Yok Jye Tang received his B.S. degree in electrical and computer engineering from The Ohio State University, Columbus OH, USA, in 2019. He is currently pursuing his Ph.D degree in electrical engineering at The Ohio State University. His current research interests focus on the area of high-performance very-large-scale-integration (VLSI) architectures for erasure codes.

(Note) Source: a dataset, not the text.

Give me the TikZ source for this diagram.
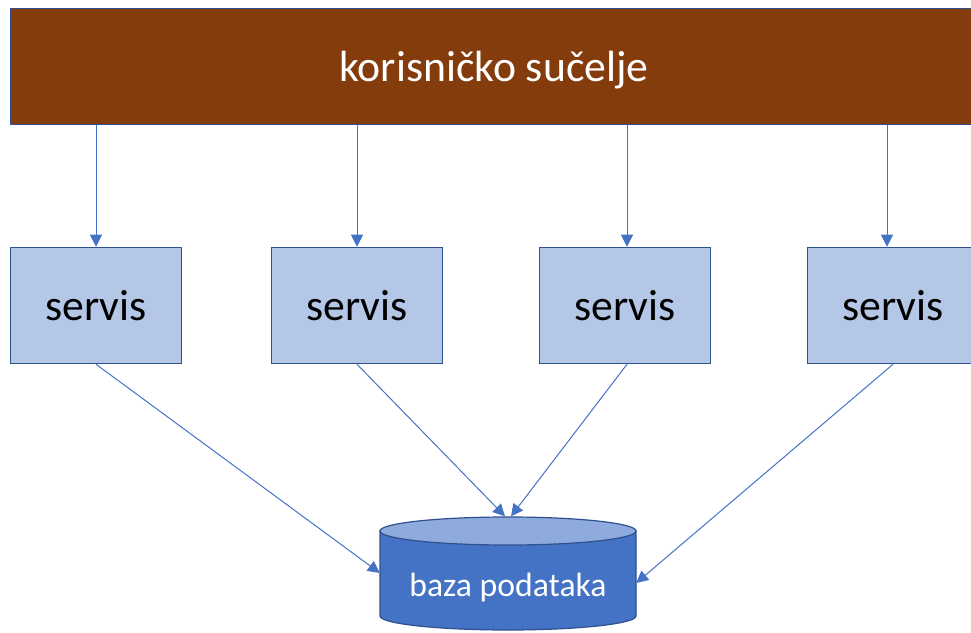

Xinmiao Zhang received her Ph.D. degree in Electrical Engineering from the University of Minnesota. She joined The Ohio State University as an Associate Professor in 2017. Prior to that, she was a Timothy E. and Allison L. Schroeder Assistant Professor 2005-2010 and Associate Professor 2010-2013 at Case Western Reserve University. Between her academic positions, she was a Senior Technologist at Western Digital/SanDisk Corporation. Dr. Zhang's research spans the areas of VLSI architecture design, digital storage and communications, security, and

signal processing.

Dr. Zhang received an NSF CAREER Award in January 2009. She is also the recipient of the Best Paper Award at 2004 ACM Great Lakes Symposium on VLSI and 2016 International SanDisk Technology Conference. She authored the book "VLSI Architectures for Modern Error-Correcting Codes" (CRC Press, 2015), and co-edited "Wireless Security and Cryptography: Specifications and Implementations" (CRC Press, 2007). She was elected to serve on the Board of Governors of the IEEE Circuits and Systems Society for the 2019-2021 term. She is the Chair (2021-2022) and a Vice-Chair (2017-2020) of the Data Storage Technical Committee, and a member of the CASCOM and VSA Technical Committees of IEEE. She served on the technical program and organization committees of many conferences, including ISCAS, SiPS, ICC, GLOBECOM, GlobalSIP, and GLSVLSI. She has been an associate editor for the IEEE Transactions on Circuits and Systems-I 2010-2019 and IEEE Open Journal of Circuits and Systems since 2019.